2. Update your LinkedIn profile.
If you don’t already have a LinkedIn profile, sign up now. If you already have one, update it just as you do your resume (although since this is public, you may want to wait until after you give notice). Even if you don’t intend to use LinkedIn in your job search, others will. I signed up for a JobSeeker account when I got home and with that came the ability to see who visited my profile. I am 1not exaggerating when I tell you that at least one person from every organization I interviewed at checked out my profile. If you don’t have the most current information available on LinkedIn, you could be putting yourself at a disadvantage.
And once you have updated your profile, go one step further. Connect with colleagues and ask for recommendations or references (and of course, give a few as well). Again, better to do this while you are still fresh in their minds.
3. Familiarize yourself with hiring trends.
Do you work in a field that is shrinking or growing? Are people still being laid off or is hiring on an uptick? Does most hiring take place during certain months? Or do people tend to move around a lot, resulting in open positions throughout the year?
These are all important questions to investigate before you leave – especially if you think you may change careers upon your return. You don’t want to find yourself returning in August when most of the hiring in your field takes place in February. Likewise, you may think twice about trying to transition into a field that is still contracting.
I was lucky in that I worked in a field in which there is high turnover. People in university development positions tend to move around a lot so there are always dozens of positions available.
4. Leave gracefully.
As much as you may hate your current job, you don’t want to burn bridges when you leave. After all, you need good references when you return! Give appropriate notice – at least two weeks, but possibly more if your company requires it. Wrap up any projects and do what you can to make the transition easier for your successor. You may need to reach out to your former colleagues for assistance with your job hunt when you return; you don’t want to give them any reason not to help you.
Likewise, be careful what you say online. If you have a blog, don’t badmouth your employer or write about how much you hate your job: it will just serve to make you look bad when a potential employer stumbles across it. The same goes for Twitter and Facebook.
5. Save money for your return.
If you’re very lucky, you may be able to return to your old job or score another one very soon after returning. But most likely, you will need several months of living expenses. If you read through the diary of my job search, you’ll see it took me just over 3 months to accept a job offer and then it was another few weeks before I actually started. Even if you are successful in landing interviews right away, the hiring process can simply last a long time. I applied for one job at the end of August and wasn’t contacted for a phone interview until early October. I applied for another job in early October and was finally offered the position in mid-December.

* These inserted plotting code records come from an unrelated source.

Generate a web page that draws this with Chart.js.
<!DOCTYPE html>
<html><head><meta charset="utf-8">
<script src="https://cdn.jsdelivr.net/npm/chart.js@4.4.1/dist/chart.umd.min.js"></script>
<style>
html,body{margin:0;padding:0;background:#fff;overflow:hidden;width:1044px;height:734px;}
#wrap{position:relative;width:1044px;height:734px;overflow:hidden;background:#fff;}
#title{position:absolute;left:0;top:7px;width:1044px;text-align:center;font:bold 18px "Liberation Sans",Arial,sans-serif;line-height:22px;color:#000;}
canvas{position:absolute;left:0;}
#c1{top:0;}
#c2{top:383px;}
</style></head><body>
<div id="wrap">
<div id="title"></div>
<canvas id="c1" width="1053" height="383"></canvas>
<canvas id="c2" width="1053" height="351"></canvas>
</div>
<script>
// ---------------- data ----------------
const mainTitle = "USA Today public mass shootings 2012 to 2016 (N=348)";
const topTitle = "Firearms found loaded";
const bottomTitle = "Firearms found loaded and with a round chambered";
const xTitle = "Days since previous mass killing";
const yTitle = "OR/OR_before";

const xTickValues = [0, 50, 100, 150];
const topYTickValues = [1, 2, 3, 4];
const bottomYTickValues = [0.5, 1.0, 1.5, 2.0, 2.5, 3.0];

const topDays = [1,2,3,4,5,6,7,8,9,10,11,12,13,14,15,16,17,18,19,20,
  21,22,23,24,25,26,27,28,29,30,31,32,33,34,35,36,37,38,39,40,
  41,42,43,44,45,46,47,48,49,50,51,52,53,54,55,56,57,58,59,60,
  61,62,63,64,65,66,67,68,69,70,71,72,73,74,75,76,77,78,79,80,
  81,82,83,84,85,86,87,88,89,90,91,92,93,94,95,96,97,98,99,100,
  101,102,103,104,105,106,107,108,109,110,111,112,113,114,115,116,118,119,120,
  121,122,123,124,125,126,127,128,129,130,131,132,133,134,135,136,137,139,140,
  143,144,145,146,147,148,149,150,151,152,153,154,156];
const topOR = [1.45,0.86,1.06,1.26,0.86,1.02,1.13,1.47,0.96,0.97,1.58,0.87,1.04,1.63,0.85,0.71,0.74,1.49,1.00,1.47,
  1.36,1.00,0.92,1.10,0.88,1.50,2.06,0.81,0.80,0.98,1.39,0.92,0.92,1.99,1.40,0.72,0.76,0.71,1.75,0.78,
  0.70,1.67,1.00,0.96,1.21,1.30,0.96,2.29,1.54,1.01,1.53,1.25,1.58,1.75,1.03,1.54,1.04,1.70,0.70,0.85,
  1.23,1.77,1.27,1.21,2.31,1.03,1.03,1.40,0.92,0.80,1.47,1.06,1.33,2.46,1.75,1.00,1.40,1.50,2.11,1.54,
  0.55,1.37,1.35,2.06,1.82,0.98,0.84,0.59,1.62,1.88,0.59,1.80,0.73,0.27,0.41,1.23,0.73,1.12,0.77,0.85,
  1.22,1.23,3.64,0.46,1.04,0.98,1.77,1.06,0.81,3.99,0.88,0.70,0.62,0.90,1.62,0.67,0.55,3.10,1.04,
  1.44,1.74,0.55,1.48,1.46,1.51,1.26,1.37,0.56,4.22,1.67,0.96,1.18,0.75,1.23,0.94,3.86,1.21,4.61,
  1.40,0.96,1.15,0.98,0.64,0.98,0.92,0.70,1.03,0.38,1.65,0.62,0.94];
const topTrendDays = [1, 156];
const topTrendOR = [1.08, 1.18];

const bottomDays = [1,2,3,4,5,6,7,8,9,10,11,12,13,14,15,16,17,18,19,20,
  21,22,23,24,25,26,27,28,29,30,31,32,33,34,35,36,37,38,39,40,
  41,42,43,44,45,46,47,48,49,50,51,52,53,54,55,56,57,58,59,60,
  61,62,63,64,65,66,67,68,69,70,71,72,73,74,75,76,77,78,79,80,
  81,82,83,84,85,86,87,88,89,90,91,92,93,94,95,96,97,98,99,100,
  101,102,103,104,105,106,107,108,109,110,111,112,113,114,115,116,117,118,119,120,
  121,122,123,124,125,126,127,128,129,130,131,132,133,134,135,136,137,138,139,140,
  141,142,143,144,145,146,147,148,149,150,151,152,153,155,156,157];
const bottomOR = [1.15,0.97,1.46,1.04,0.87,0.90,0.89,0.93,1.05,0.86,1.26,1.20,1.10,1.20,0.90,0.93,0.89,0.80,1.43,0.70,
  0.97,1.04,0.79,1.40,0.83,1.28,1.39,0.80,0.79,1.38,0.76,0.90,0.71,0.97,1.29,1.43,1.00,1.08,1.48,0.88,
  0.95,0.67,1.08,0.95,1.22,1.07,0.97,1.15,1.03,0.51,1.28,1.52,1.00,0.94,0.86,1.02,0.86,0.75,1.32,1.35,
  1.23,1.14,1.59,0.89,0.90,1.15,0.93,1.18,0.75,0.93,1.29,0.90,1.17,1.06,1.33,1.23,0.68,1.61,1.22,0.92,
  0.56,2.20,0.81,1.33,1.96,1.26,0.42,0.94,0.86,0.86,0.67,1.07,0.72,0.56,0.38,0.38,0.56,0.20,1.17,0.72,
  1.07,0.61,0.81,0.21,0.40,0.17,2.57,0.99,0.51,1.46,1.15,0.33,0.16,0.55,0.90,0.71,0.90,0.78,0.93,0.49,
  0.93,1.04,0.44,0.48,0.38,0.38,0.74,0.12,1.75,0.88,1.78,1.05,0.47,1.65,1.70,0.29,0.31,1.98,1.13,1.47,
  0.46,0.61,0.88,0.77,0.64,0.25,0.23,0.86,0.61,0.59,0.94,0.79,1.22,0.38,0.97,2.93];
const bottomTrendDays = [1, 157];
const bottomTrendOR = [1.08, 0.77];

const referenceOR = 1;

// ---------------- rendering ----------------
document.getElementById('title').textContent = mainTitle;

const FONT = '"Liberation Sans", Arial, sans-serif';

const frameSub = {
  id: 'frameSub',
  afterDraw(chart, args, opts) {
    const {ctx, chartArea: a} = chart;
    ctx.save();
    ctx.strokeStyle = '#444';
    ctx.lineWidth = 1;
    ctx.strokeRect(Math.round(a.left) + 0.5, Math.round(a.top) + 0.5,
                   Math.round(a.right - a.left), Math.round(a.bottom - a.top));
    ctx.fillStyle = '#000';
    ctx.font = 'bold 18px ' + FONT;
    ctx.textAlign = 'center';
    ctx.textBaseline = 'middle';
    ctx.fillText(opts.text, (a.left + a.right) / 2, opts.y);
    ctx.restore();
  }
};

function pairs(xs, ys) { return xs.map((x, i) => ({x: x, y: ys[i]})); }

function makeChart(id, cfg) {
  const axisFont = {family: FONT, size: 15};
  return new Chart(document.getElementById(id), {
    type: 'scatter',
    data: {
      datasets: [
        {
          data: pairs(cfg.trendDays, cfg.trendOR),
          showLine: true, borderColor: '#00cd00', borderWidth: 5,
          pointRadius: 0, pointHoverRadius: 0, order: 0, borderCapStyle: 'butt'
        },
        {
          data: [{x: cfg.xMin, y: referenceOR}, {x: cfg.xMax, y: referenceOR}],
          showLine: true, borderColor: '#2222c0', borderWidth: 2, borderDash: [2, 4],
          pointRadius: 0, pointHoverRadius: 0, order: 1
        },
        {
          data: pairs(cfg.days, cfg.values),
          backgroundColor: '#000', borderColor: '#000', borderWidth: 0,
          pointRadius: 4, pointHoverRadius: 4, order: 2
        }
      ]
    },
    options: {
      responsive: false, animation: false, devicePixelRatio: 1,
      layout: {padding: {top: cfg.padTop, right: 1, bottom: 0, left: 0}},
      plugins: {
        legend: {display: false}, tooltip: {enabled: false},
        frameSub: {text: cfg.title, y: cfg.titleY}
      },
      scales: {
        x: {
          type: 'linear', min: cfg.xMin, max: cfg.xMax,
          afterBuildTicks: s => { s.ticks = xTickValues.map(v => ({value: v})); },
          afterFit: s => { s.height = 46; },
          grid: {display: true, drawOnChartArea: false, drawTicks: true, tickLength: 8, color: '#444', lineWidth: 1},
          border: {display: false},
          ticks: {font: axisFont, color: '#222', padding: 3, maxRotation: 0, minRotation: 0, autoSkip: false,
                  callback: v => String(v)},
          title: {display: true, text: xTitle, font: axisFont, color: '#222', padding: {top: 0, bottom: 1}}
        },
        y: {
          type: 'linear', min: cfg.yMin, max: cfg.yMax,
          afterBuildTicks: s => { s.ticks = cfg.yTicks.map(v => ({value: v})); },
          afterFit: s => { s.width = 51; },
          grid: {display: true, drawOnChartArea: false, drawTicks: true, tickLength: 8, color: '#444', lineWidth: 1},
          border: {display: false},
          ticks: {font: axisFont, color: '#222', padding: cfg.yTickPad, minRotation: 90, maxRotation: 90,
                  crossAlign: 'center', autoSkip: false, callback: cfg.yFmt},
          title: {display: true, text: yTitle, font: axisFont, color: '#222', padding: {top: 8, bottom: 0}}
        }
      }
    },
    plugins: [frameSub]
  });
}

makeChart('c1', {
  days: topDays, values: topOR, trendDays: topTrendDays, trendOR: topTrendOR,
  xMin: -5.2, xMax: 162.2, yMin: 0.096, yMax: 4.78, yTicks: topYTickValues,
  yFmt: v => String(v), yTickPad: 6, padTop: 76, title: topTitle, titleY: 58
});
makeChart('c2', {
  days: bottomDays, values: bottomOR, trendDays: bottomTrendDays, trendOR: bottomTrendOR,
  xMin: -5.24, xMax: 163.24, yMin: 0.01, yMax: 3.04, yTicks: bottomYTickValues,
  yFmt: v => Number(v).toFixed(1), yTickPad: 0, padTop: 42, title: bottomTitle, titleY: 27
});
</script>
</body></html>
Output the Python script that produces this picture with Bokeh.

Before you leave, think about what expenses you will have when you return. I was able to stay with my parents rent-free, but they live in Minnesota and I was primarily interviewing for jobs in Chicago. As a result, while I didn’t have many living expenses, I did have to pay for flights back and forth. I had enough money in the bank – and a little coming in through freelancing – that I didn’t feel pressured to take the first offer I got when it didn’t feel right. Nonetheless, I eventually hit a point where my bank balance was low enough that I felt like I had to accept the next offer that came along, even if it wasn’t my first choice.
It can be easy to get caught up in the thrill of planning for your big trip before you go, but don’t ignore the not-so-fun aspects of preparing for your eventual return. You will thank yourself later.